» **TO BE DONE**
Will you output the lines between the ones holding "Generate a Python" and "from matplotlib.ticker import MultipleLocator", inclusive, exactly as they stand, and only those lines, with the pictures left out?

» **RECORDS FOR THIS TASK**
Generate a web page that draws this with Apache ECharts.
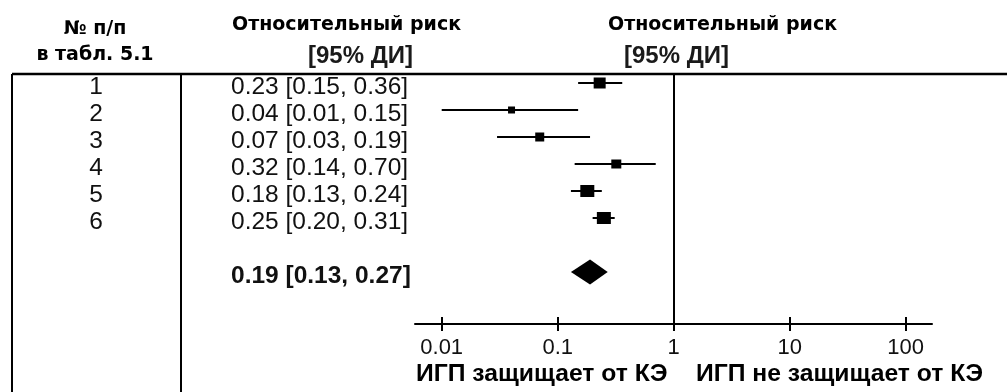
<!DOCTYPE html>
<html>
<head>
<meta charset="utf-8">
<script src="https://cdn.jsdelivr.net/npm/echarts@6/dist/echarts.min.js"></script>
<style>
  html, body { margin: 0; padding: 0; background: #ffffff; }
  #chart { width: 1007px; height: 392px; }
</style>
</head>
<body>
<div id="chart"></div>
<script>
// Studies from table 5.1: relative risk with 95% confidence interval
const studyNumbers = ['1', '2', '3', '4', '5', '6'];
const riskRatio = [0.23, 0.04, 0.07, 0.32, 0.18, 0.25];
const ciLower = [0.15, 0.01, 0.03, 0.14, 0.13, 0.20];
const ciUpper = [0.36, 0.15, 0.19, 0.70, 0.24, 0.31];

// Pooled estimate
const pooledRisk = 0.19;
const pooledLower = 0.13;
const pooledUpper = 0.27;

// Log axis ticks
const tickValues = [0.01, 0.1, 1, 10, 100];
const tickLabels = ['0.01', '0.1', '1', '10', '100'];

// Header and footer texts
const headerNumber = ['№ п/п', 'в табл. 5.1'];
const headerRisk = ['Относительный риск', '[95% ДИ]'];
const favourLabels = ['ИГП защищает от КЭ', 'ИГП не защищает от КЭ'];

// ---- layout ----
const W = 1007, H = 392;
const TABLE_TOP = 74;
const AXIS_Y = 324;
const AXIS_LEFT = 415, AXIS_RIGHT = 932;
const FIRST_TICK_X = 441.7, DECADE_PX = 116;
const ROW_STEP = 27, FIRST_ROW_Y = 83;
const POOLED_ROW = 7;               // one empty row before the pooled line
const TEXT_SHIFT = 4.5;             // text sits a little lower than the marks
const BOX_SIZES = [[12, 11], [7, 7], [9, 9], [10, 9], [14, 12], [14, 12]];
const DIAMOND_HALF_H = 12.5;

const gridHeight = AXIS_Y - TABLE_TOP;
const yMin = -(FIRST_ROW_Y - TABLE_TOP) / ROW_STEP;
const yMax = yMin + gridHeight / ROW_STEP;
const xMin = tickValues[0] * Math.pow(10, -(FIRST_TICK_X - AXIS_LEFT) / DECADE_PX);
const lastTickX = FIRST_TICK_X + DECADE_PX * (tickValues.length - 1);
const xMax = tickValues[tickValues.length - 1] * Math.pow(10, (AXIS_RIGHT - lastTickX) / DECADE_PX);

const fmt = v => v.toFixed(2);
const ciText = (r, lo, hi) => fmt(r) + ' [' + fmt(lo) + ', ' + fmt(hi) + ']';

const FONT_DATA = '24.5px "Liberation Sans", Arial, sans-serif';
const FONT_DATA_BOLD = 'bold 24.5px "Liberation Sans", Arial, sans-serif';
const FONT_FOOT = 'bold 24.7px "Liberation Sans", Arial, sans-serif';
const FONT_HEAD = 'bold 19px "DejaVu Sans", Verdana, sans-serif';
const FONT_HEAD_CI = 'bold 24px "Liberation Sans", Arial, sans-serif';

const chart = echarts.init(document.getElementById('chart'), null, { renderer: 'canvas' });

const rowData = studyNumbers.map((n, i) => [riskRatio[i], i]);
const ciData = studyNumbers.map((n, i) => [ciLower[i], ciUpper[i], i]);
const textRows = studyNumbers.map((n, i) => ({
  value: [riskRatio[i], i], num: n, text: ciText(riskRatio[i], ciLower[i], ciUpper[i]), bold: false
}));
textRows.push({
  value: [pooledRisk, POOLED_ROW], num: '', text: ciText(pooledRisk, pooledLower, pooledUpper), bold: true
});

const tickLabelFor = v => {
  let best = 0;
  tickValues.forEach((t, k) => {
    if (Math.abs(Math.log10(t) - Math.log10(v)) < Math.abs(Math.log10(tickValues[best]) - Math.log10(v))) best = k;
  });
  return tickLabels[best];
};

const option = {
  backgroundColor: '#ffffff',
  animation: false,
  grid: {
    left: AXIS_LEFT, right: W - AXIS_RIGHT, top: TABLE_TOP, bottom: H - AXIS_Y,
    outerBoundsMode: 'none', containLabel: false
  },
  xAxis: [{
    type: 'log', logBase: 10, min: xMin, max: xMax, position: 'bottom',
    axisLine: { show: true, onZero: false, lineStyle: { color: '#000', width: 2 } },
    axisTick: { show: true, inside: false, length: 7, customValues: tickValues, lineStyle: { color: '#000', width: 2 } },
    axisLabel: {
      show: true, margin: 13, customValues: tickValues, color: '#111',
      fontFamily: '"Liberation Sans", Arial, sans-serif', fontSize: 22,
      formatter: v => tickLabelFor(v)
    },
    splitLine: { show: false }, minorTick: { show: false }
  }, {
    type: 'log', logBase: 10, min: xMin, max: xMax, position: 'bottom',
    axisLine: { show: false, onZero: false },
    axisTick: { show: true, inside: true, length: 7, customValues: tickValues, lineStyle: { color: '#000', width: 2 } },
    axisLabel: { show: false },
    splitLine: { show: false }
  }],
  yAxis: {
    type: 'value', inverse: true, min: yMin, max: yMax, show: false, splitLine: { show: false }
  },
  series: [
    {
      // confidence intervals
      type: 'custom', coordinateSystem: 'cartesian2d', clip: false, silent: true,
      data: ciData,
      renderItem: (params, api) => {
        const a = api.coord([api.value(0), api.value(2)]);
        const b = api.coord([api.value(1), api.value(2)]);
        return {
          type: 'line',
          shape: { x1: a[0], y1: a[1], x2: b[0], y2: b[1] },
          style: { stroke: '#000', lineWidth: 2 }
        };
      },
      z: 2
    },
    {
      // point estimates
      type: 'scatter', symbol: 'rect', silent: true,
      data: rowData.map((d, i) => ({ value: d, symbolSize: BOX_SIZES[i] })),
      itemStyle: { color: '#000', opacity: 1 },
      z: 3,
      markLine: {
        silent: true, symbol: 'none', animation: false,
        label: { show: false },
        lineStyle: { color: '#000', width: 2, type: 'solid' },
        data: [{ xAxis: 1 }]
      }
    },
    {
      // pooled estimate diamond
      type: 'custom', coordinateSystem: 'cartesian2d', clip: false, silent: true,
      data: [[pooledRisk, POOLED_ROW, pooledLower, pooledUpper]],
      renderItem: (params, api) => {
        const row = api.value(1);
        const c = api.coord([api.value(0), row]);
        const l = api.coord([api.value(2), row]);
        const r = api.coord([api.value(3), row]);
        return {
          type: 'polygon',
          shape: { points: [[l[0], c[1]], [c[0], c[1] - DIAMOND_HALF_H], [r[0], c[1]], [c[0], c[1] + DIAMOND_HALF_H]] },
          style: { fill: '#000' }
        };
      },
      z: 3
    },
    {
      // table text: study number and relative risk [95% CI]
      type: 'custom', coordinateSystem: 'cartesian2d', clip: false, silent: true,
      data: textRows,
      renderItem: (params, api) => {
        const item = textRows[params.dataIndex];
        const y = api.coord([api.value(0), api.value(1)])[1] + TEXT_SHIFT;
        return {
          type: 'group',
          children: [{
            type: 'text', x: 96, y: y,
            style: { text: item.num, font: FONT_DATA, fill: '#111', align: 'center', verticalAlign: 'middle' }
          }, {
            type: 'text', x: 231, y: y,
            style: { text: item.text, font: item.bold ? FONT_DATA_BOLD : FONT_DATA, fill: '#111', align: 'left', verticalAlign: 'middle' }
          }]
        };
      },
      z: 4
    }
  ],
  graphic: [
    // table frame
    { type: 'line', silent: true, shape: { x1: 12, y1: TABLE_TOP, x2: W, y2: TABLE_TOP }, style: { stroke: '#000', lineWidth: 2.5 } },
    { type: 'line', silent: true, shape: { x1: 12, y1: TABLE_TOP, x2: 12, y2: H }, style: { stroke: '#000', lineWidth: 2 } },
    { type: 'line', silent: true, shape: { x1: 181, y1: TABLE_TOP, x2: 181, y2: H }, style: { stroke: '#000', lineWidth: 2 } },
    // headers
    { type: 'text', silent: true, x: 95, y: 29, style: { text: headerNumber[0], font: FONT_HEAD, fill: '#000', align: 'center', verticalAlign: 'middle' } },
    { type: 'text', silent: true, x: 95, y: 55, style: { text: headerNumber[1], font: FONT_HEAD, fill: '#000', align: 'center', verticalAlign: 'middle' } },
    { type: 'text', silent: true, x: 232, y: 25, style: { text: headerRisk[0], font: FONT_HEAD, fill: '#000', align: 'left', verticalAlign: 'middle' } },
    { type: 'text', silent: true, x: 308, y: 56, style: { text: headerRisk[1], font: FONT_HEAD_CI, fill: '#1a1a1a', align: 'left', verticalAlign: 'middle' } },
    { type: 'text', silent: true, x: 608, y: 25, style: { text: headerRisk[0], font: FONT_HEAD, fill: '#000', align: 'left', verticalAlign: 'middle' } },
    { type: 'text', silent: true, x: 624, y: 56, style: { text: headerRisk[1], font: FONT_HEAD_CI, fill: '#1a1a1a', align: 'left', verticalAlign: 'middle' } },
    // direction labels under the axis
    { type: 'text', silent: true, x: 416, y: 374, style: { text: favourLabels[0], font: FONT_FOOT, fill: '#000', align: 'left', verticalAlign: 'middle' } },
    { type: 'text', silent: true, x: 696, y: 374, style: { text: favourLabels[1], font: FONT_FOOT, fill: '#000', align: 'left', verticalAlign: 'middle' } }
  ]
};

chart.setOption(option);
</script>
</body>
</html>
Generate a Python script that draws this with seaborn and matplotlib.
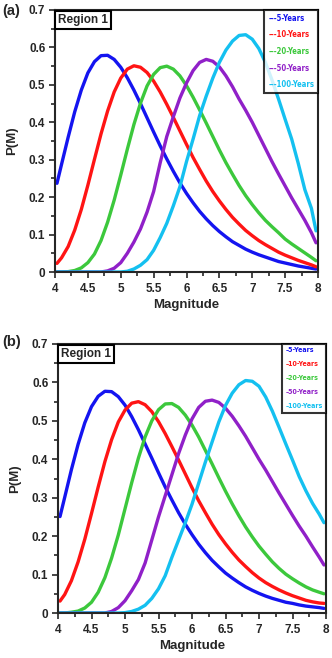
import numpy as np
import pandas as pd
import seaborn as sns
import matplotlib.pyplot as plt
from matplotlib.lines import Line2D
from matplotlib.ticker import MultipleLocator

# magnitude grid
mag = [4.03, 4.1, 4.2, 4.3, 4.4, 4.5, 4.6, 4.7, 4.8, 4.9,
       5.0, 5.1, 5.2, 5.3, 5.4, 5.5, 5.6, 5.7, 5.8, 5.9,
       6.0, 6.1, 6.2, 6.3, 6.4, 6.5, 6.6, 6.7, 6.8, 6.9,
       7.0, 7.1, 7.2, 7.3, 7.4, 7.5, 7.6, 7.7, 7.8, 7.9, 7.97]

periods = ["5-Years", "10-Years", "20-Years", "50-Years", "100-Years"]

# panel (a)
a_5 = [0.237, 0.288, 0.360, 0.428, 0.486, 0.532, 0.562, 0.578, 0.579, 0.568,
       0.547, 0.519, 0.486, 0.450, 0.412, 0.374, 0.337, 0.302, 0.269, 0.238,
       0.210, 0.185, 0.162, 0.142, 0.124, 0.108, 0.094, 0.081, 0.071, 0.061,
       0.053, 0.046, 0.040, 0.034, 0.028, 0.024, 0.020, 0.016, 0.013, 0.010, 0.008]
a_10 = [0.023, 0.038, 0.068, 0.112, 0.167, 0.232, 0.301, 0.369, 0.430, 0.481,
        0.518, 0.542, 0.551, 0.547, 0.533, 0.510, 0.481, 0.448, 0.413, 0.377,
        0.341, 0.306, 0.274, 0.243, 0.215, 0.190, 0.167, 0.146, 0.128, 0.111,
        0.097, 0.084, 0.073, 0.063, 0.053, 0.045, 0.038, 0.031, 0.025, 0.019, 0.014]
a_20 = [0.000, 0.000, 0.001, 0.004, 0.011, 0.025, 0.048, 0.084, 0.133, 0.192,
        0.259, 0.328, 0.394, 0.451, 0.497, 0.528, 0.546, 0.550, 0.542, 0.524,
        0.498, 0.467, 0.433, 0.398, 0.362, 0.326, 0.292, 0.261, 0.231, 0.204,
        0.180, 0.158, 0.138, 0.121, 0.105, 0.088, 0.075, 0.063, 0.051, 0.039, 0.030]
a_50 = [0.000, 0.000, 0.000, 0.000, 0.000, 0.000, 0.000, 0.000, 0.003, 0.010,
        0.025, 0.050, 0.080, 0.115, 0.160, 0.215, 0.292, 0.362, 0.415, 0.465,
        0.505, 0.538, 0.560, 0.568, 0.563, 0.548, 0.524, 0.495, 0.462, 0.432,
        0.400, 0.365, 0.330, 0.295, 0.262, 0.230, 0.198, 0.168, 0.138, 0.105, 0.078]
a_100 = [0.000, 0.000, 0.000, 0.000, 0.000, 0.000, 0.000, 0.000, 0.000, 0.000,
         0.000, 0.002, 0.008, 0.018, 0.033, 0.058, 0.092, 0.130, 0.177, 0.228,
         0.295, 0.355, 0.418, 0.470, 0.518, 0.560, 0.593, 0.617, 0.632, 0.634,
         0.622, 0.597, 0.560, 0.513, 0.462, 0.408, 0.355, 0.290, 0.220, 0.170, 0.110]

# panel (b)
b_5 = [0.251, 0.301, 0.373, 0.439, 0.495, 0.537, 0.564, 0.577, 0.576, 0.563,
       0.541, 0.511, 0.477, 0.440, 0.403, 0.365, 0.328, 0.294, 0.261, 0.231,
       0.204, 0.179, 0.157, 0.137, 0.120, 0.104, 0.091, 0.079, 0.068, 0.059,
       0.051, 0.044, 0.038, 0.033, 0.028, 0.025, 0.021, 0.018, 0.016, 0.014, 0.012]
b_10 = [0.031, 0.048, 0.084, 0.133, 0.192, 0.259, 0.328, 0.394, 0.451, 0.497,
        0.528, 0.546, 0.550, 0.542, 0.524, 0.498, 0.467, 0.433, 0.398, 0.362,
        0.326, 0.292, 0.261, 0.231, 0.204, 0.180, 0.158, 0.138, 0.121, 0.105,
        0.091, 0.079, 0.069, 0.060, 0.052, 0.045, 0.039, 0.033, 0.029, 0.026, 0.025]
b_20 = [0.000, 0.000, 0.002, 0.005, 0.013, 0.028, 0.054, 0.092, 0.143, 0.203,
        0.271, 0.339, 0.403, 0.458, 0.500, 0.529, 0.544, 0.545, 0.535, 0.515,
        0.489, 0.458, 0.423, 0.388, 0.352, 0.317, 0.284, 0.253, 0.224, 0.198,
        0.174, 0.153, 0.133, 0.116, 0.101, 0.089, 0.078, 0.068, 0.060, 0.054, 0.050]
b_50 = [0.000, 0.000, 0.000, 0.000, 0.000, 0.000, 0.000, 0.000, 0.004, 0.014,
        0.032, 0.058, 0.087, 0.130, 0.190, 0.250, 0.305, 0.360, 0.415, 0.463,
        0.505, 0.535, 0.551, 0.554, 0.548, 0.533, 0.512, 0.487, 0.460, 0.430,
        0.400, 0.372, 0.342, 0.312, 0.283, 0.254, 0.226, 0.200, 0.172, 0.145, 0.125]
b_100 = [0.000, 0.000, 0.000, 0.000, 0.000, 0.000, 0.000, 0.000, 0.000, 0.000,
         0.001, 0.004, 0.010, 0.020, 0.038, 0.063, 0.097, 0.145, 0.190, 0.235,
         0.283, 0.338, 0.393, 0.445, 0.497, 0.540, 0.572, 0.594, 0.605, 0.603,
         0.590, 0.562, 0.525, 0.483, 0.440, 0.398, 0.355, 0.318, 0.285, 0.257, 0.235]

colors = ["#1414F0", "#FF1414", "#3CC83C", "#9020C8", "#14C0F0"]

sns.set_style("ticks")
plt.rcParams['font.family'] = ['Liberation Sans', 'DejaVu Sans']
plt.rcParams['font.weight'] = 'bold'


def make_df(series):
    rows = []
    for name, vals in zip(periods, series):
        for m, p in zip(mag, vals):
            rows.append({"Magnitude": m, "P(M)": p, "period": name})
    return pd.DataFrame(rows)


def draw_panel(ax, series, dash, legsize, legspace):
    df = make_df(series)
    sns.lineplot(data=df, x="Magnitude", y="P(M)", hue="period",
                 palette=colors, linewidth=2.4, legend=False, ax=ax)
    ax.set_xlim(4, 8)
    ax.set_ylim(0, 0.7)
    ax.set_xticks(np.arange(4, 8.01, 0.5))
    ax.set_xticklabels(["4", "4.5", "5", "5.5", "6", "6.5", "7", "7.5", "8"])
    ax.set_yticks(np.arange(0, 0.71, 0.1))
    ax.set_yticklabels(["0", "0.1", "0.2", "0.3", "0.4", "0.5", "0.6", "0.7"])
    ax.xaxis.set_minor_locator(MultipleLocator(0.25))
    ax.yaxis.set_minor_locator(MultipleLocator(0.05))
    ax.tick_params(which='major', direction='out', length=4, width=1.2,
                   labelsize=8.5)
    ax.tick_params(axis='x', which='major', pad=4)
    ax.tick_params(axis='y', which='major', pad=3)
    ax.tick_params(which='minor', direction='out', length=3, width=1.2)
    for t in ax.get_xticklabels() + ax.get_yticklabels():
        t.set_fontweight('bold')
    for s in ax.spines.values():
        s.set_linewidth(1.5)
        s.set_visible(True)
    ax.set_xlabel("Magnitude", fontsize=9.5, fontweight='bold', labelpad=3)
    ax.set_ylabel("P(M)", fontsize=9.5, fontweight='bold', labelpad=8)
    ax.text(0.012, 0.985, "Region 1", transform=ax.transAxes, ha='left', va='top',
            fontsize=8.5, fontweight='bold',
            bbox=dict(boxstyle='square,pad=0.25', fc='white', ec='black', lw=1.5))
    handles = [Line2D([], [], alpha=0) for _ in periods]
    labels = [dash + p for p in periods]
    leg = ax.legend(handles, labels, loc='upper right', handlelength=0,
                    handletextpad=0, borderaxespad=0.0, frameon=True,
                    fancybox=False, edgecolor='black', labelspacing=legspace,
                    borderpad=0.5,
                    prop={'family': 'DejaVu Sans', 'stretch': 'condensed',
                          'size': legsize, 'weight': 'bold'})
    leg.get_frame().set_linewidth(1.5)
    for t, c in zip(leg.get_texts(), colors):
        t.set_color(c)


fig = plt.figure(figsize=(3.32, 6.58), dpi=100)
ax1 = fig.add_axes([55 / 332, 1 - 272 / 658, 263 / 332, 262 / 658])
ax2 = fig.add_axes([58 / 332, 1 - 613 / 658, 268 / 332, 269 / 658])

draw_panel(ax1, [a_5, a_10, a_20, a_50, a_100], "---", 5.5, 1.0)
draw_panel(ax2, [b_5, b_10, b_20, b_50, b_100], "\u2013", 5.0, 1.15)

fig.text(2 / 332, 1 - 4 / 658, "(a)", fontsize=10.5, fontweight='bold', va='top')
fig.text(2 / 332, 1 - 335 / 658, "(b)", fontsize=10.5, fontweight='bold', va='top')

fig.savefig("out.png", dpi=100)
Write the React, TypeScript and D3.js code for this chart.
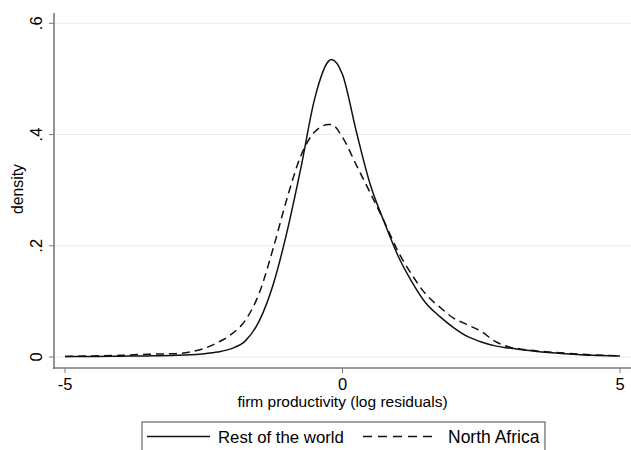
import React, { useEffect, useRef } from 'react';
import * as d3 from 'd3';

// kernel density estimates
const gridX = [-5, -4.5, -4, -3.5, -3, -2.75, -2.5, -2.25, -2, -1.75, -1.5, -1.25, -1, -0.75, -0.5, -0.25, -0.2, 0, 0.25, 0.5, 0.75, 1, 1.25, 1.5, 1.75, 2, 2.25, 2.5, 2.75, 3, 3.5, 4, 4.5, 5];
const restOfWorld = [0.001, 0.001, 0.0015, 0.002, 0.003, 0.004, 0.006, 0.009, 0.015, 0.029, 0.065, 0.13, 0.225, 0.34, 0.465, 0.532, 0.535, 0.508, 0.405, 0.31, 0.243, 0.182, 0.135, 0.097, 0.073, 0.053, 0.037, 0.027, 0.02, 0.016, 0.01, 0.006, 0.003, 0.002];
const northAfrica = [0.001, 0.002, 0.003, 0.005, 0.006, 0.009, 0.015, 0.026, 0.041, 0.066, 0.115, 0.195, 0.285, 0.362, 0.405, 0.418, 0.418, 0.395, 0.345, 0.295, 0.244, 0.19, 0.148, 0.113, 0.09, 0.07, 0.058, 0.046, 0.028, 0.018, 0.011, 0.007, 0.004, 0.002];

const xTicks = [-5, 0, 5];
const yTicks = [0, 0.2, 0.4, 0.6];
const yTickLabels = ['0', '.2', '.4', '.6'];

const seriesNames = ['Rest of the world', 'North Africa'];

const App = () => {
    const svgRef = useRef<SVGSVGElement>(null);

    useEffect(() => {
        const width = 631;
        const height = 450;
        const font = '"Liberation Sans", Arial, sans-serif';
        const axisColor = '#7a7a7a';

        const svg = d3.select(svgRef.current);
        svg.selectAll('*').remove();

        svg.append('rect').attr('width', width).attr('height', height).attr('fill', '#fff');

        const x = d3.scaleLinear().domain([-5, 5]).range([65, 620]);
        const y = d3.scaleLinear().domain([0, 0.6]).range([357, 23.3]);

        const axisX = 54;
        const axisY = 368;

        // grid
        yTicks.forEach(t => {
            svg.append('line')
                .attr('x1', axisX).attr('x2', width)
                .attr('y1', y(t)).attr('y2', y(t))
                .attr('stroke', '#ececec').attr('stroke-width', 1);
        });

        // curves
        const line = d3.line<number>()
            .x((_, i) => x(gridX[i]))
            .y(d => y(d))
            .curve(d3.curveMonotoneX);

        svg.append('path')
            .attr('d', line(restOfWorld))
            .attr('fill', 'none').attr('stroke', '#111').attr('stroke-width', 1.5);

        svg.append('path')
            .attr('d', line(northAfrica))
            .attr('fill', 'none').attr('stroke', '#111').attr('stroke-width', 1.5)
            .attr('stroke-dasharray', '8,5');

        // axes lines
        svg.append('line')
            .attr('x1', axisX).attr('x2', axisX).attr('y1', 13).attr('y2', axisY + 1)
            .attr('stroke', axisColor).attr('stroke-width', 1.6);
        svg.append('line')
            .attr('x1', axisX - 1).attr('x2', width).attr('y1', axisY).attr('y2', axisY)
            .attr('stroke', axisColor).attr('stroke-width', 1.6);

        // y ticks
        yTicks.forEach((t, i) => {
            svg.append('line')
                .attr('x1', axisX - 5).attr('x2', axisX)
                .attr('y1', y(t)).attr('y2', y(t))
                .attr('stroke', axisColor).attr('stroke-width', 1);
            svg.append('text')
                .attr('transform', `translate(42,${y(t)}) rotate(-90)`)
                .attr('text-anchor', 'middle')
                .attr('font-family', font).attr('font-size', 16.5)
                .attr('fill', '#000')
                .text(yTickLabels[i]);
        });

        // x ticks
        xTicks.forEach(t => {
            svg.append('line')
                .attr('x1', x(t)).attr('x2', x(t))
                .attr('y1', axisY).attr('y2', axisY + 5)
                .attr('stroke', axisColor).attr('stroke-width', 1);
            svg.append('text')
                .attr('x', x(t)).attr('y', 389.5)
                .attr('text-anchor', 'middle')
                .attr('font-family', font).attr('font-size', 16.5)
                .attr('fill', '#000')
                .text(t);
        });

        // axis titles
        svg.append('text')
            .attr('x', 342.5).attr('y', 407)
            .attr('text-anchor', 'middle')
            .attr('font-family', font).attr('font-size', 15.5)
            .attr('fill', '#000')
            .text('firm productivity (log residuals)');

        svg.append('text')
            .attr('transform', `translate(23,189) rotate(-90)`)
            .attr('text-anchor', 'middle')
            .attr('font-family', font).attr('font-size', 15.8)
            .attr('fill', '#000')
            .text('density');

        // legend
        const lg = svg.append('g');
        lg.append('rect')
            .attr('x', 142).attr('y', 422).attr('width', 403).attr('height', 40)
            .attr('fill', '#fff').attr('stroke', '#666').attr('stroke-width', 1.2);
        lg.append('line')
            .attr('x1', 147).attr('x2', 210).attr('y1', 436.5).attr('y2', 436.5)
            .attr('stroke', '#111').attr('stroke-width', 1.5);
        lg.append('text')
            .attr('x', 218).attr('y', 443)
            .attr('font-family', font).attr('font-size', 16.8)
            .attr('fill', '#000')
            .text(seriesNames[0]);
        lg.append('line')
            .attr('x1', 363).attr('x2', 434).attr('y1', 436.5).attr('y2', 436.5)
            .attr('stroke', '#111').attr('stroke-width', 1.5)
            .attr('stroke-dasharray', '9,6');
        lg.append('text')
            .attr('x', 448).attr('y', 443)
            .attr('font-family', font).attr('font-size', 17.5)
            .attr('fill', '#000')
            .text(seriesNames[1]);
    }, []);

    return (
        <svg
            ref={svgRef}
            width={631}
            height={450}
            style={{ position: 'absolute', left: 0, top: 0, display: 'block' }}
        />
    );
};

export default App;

» **EXPECTED ANSWER**
Generate a Python script that draws this with seaborn and matplotlib.
import numpy as np
import pandas as pd
import seaborn as sns
import matplotlib.pyplot as plt
from matplotlib.lines import Line2D
from matplotlib.ticker import MultipleLocator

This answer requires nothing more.